GIVEN TASK: Give again only the lines from the line that holds "Write a component" to the end of the data, inclusive, omitting all pictures.

LISTED ENTRIES:
—————

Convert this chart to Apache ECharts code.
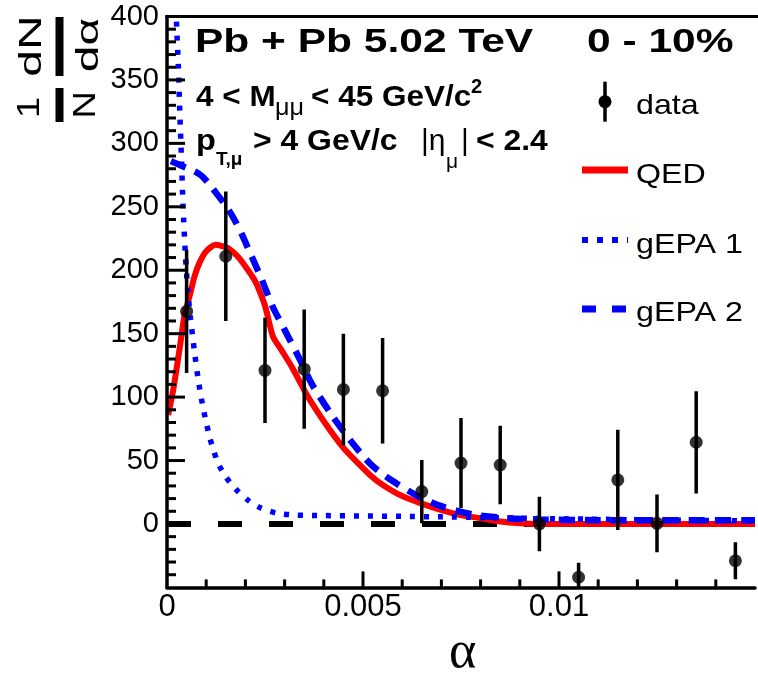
<!DOCTYPE html>
<html><head><meta charset="utf-8">
<script src="https://cdn.jsdelivr.net/npm/echarts@6/dist/echarts.min.js"></script>
<style>html,body{margin:0;padding:0;background:#fff}#c{width:758px;height:676px}</style>
</head><body><div id="c"></div>
<script>
// ---- data ----
const alphaBins  = [0.0005,0.0015,0.0025,0.0035,0.0045,0.0055,0.0065,0.0075,0.0085,0.0095,0.0105,0.0115,0.0125,0.0135,0.0145];
const dataValues = [167.5,211,121,122,106,105,25.5,48,46.5,0,-42,34.7,0.5,64.4,-29];
const dataErrors = [48.5,51,41.5,47,44,41.5,25,35.5,31,21.5,11.5,39.5,22.7,40.3,14.5];

const qedAlpha  = [0.00003,0.00016,0.00033,0.00045,0.00058,0.0007,0.00083,0.001,0.00124,0.0014,0.00158,0.0018,0.002,0.0022,0.0023,0.0025,0.0027,0.0029,0.0032,0.0036,0.004,0.0045,0.005,0.0052,0.0054,0.0057,0.006,0.0065,0.007,0.0075,0.008,0.0085,0.009,0.0095,0.011,0.013,0.015];
const qedValues = [86,106,140,165,180,195,206,215,220,219,217,211,203,194,188,172,148,138,123,100,81,60,44,38,33,27,22,16,11,7,4.5,2,0.6,0,0,0,0];

const gepa1Alpha  = [0.0002,0.00024,0.00029,0.000325,0.00037,0.00041,0.00047,0.00053,0.0006,0.0007,0.0008,0.0009,0.001,0.0011,0.0012,0.0013,0.0015,0.0018,0.0021,0.0024,0.0028,0.0033,0.004,0.005,0.006,0.007,0.008,0.009,0.01,0.011,0.012,0.013,0.014,0.015];
const gepa1Values = [440,397,360,326,287,250,212,184,162,136,113,95,80,67,57,48,37,26,18,12.5,8.5,7,6.6,6.3,6,5.6,5.1,4.6,4.1,3.7,3.3,3,2.7,2.5];

const gepa2Alpha  = [0.0001,0.0004,0.0007,0.0009,0.0011,0.0013,0.0015,0.0017,0.0019,0.0021,0.0024,0.0027,0.003,0.0034,0.0037,0.0042,0.0047,0.0052,0.0057,0.0064,0.007,0.0078,0.0087,0.0095,0.011,0.013,0.015];
const gepa2Values = [286,282,278,274,267,259,251,241,229,215,194,171,153,129,110,86,65,47,35,22,14,7.5,4.5,3.5,3,3,3];

const zeroAlpha  = [0, 0.015];
const zeroValues = [0, 0];

const xTickLabels = [0, 0.005, 0.01];
const yTickLabels = [0, 50, 100, 150, 200, 250, 300, 350, 400];

const X_MIN = 0, X_MAX = 0.015, Y_MIN = -50, Y_MAX = 400;

// ---- helpers ----
const SANS = '"Liberation Sans", Arial, Helvetica, sans-serif';
function T(x, y, text, size, o) {
  o = o || {};
  return {
    type: 'text', x: x, y: y, scaleX: o.sx || 1, rotation: o.rot || 0, z: 100,
    style: {
      text: text, x: 0, y: 0,
      font: (o.bold ? 'bold ' : '') + size + 'px ' + (o.family || SANS),
      fill: '#000',
      align: o.align || 'left', verticalAlign: 'middle',
      textAlign: o.align || 'left', textVerticalAlign: 'middle'
    }
  };
}
function L(x1, y1, x2, y2, color, w, dash) {
  return { type: 'line', z: 100, shape: { x1: x1, y1: y1, x2: x2, y2: y2 },
    style: { stroke: color, lineWidth: w, lineDash: dash || null, lineCap: 'butt' } };
}
const zip = (a, b) => a.map((v, i) => [v, b[i]]);

const chart = echarts.init(document.getElementById('c'), null, { renderer: 'canvas' });
chart.setOption({
  animation: false,
  backgroundColor: '#fff',
  grid: { left: 167, top: 16.5, right: -8.5, bottom: 88.6, show: false },
  xAxis: {
    type: 'value', min: X_MIN, max: X_MAX, interval: 0.005, z: 10,
    axisLine: { show: true, onZero: false, lineStyle: { color: '#000', width: 3.5 } },
    axisTick: { show: false }, minorTick: { show: false },
    splitLine: { show: false },
    axisLabel: {
      color: '#000', fontSize: 31, fontFamily: SANS, margin: 5,
      formatter: v => { const r = parseFloat(v.toFixed(4)); return xTickLabels.indexOf(r) >= 0 ? String(r) : ''; }
    }
  },
  yAxis: {
    type: 'value', min: Y_MIN, max: Y_MAX, interval: 50, z: 10,
    axisLine: { show: true, onZero: false, lineStyle: { color: '#000', width: 3.5 } },
    axisTick: { show: false }, minorTick: { show: false },
    splitLine: { show: false },
    axisLabel: {
      color: '#000', fontSize: 29, fontFamily: SANS, margin: 8,
      formatter: v => yTickLabels.indexOf(v) >= 0 ? String(v) : ''
    }
  },
  series: [
    { name: 'zero', type: 'line', data: zip(zeroAlpha, zeroValues), symbol: 'none', z: 1,
      lineStyle: { color: '#000', width: 6, type: [24, 27], cap: 'butt' } },
    { name: 'QED', type: 'line', data: zip(qedAlpha, qedValues), symbol: 'none', smooth: 0.25, z: 2,
      lineStyle: { color: '#ff0000', width: 6 } },
    { name: 'gEPA 1', type: 'line', data: zip(gepa1Alpha, gepa1Values), symbol: 'none', smooth: 0.25, z: 3, clip: true,
      lineStyle: { color: '#0000ff', width: 5.5, type: [5, 9], cap: 'butt' } },
    { name: 'gEPA 2', type: 'line', data: zip(gepa2Alpha, gepa2Values), symbol: 'none', smooth: 0.25, z: 4,
      lineStyle: { color: '#0000ff', width: 6.5, type: [16, 10], cap: 'butt' } },
    { name: 'errors', type: 'custom', clip: true, z: 5,
      data: alphaBins.map((a, i) => [a, dataValues[i] - dataErrors[i], dataValues[i] + dataErrors[i]]),
      encode: { x: 0, y: [1, 2] },
      renderItem: (params, api) => {
        const p1 = api.coord([api.value(0), api.value(1)]);
        const p2 = api.coord([api.value(0), api.value(2)]);
        return { type: 'line', shape: { x1: p1[0], y1: p1[1], x2: p2[0], y2: p2[1] },
          style: { stroke: '#000', lineWidth: 3.5 } };
      } },
    { name: 'data', type: 'scatter', data: zip(alphaBins, dataValues), symbol: 'circle', symbolSize: 13, z: 6,
      itemStyle: { color: '#000' } }
  ]
});

// ---- axis tick marks, placed through the chart's own scales ----
const ticks = [];
for (let k = 1; k <= 14; k++) {
  const p = chart.convertToPixel({ gridIndex: 0 }, [k / 1000, Y_MIN]);
  const len = (k % 5 === 0) ? 16 : 8;
  ticks.push(L(p[0], p[1], p[0], p[1] - len, '#000', 3));
}
for (let v = -40; v < Y_MAX; v += 10) {
  const p = chart.convertToPixel({ gridIndex: 0 }, [X_MIN, v]);
  const len = (v % 50 === 0) ? 18 : 9;
  ticks.push(L(p[0], p[1], p[0] + len, p[1], '#000', 3));
}
const topLeft = chart.convertToPixel({ gridIndex: 0 }, [X_MIN, Y_MAX]);

chart.setOption({
  graphic: ticks.concat([
    // top frame
    L(topLeft[0] - 1.7, topLeft[1], 758, topLeft[1], '#000', 3),
    // header texts
    T(195, 43, 'Pb + Pb 5.02 TeV', 34, { bold: true, sx: 1.25 }),
    T(587, 43, '0 - 10%', 34, { bold: true, sx: 1.25 }),
    T(196, 98, '4 < M', 30, { bold: true, sx: 1.05 }),
    T(275, 108, 'μμ', 24, { sx: 1.05 }),
    T(311, 98, '< 45 GeV/c', 30, { bold: true, sx: 1.05 }),
    T(471, 87.5, '2', 20, { bold: true }),
    T(196, 141.5, 'p', 29, { bold: true, sx: 1.12 }),
    T(216, 160, 'T,μ', 19, { bold: true }),
    T(253, 141.5, '> 4 GeV/c', 29, { bold: true, sx: 1.1 }),
    T(421, 141.5, '|η', 30, {}),
    T(446, 162, 'μ', 21, {}),
    T(461, 141.5, '|', 30, {}),
    T(476, 141.5, '< 2.4', 29, { bold: true, sx: 1.1 }),
    // legend
    L(605, 81.7, 605, 121.7, '#000', 3.5),
    { type: 'circle', z: 100, shape: { cx: 605, cy: 101.7, r: 6.5 }, style: { fill: '#000' } },
    T(636, 106, 'data', 28, { sx: 1.15 }),
    L(582, 170, 628, 170, '#ff0000', 7),
    T(636, 175, 'QED', 28, { sx: 1.15 }),
    L(582, 240, 628, 240, '#0000ff', 6, [6, 9]),
    T(636, 245, 'gEPA 1', 28, { sx: 1.15 }),
    L(582, 309, 628, 309, '#0000ff', 7, [14, 16]),
    T(636, 313.5, 'gEPA 2', 28, { sx: 1.15 }),
    // axis titles
    T(462.5, 653, 'α', 52, { family: '"Liberation Serif", "Times New Roman", serif', align: 'center' }),
    T(32.5, 46, 'dN', 32, { rot: Math.PI / 2, align: 'center', sx: 1.5 }),
    { type: 'rect', z: 100, shape: { x: 55.5, y: 17, width: 8, height: 59 }, style: { fill: '#000' } },
    T(89, 45, 'dα', 32, { rot: Math.PI / 2, align: 'center', sx: 1.5 }),
    T(30, 107.5, '1', 32, { rot: Math.PI / 2, align: 'center', sx: 1.2 }),
    { type: 'rect', z: 100, shape: { x: 55.5, y: 88, width: 8, height: 34 }, style: { fill: '#000' } },
    T(86, 105, 'N', 32, { rot: Math.PI / 2, align: 'center', sx: 1.2 })
  ])
});
</script>
</body></html>
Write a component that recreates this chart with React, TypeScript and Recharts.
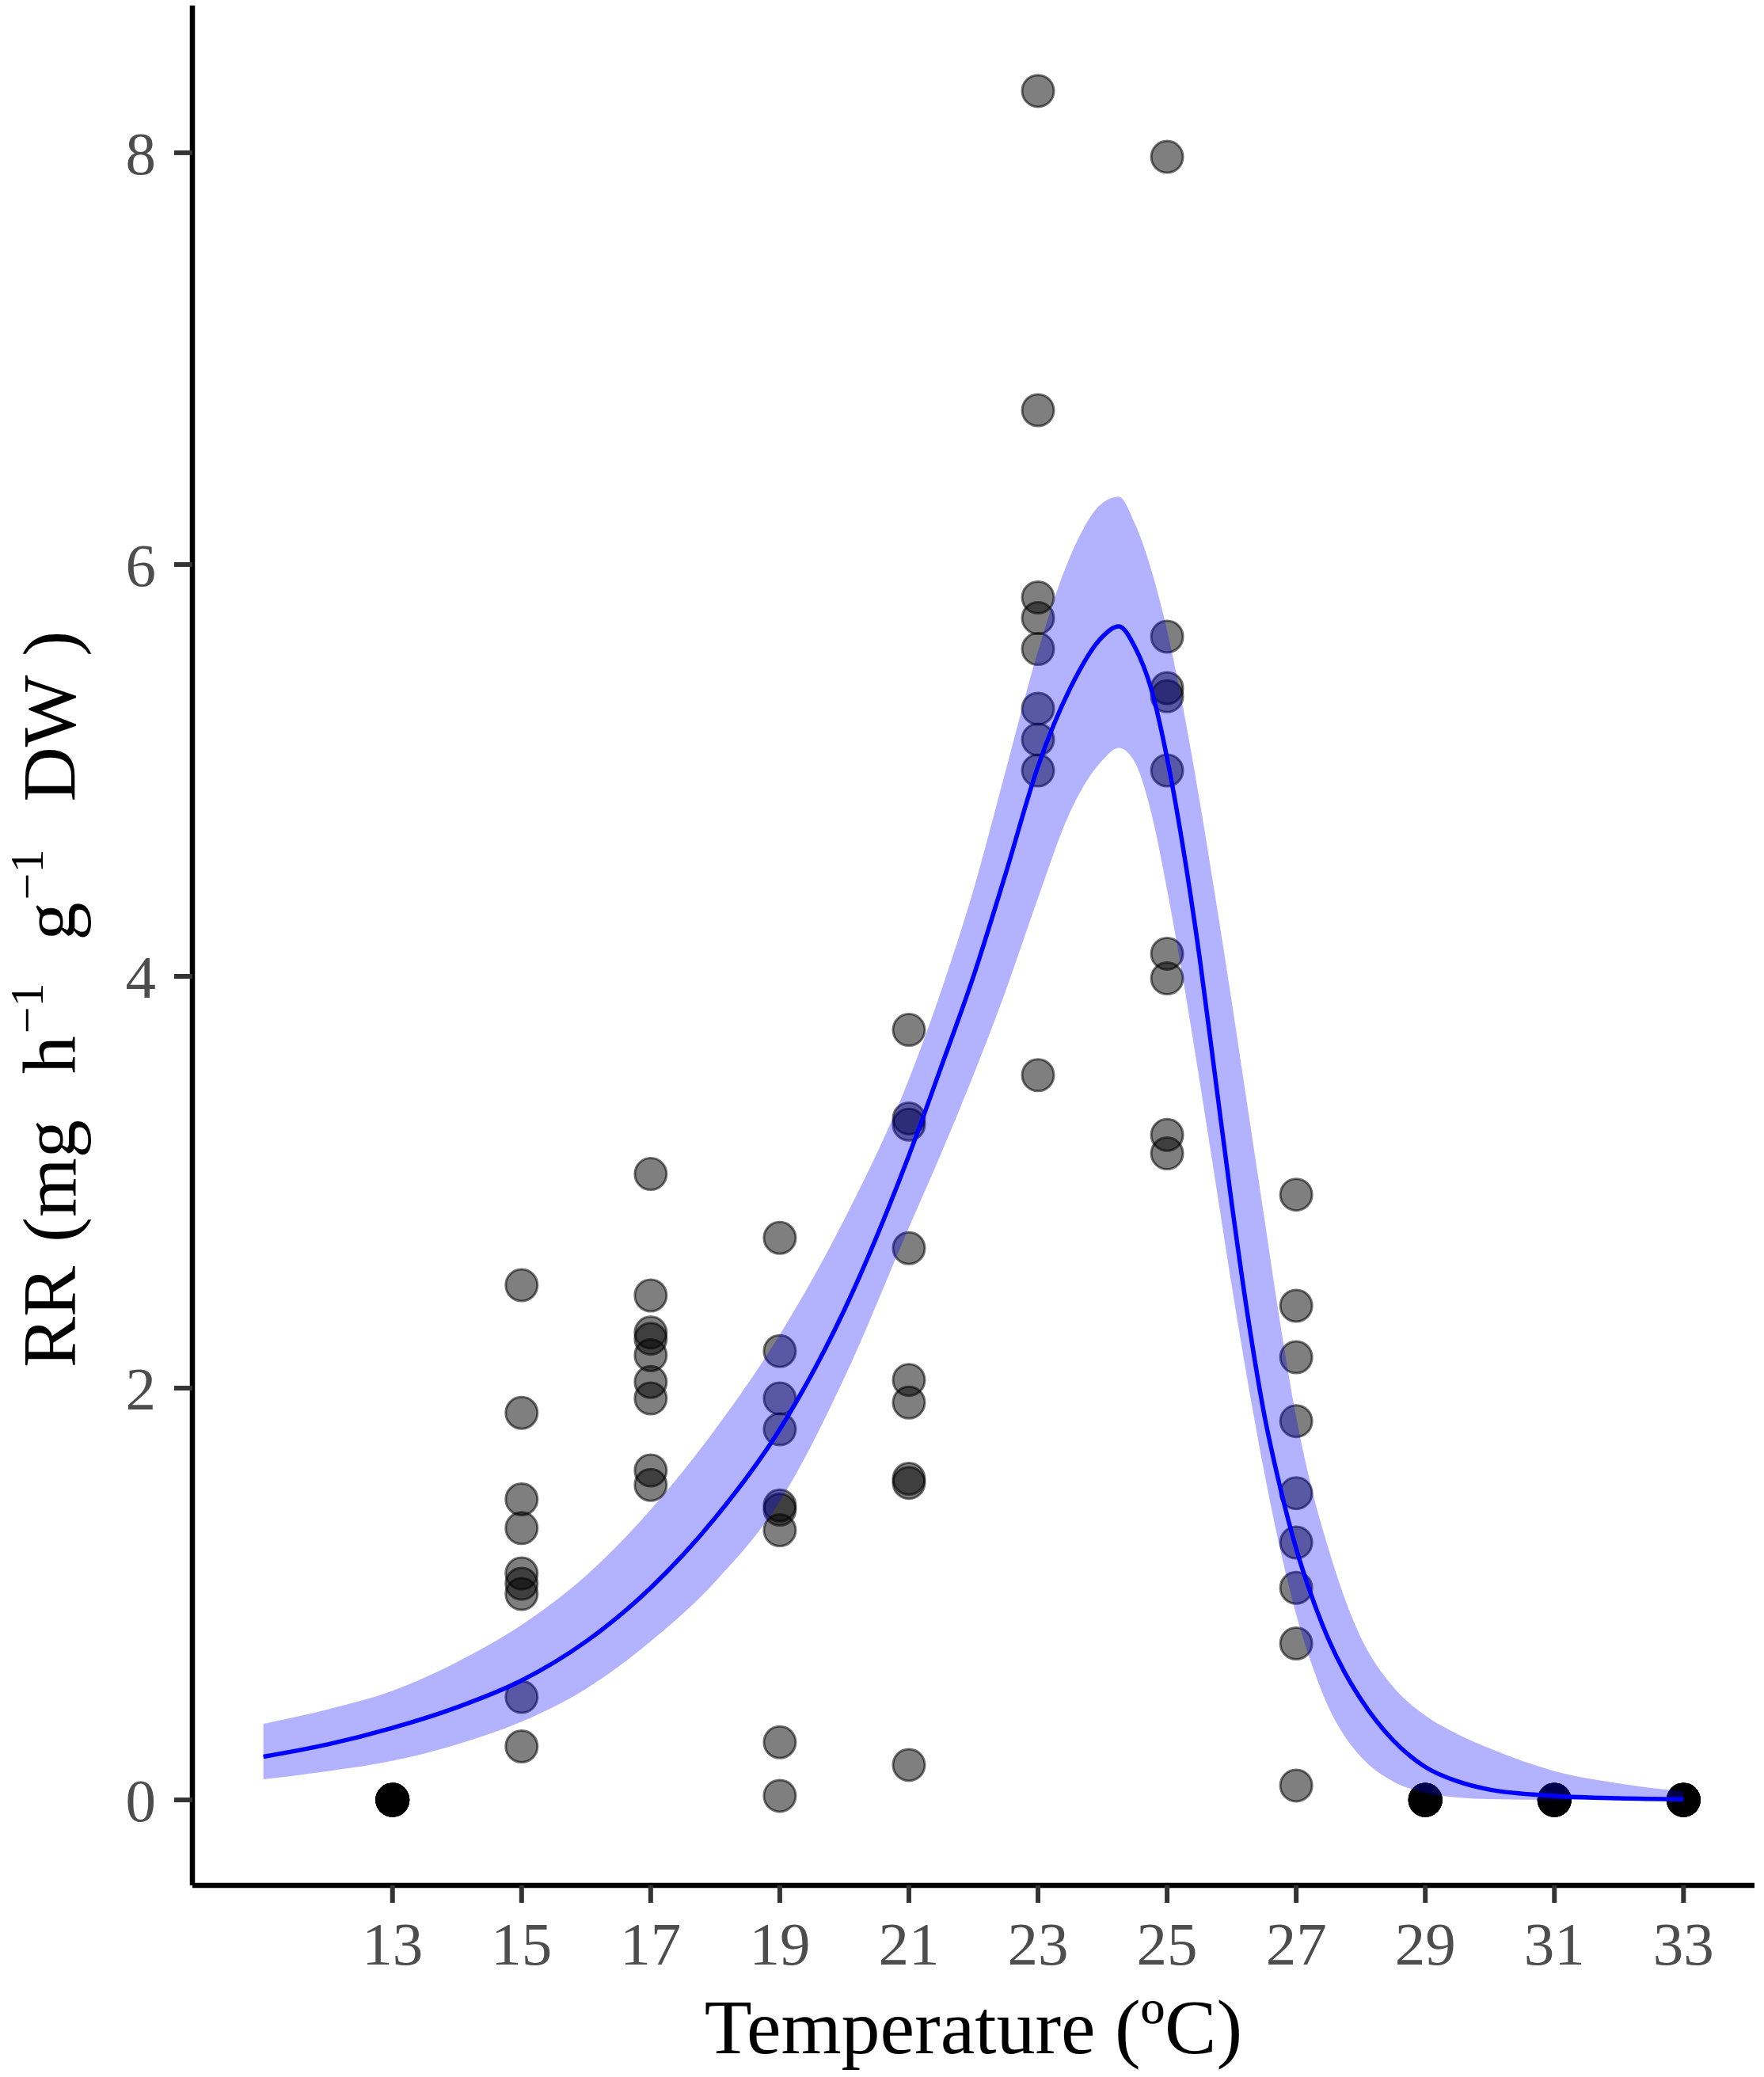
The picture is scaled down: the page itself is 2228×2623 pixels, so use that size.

—————

REPLY TO THE EXERCISE:
Write a component that recreates this chart with React, TypeScript and Recharts.
The picture is scaled down: the page itself is 2228×2623 pixels, so use that size.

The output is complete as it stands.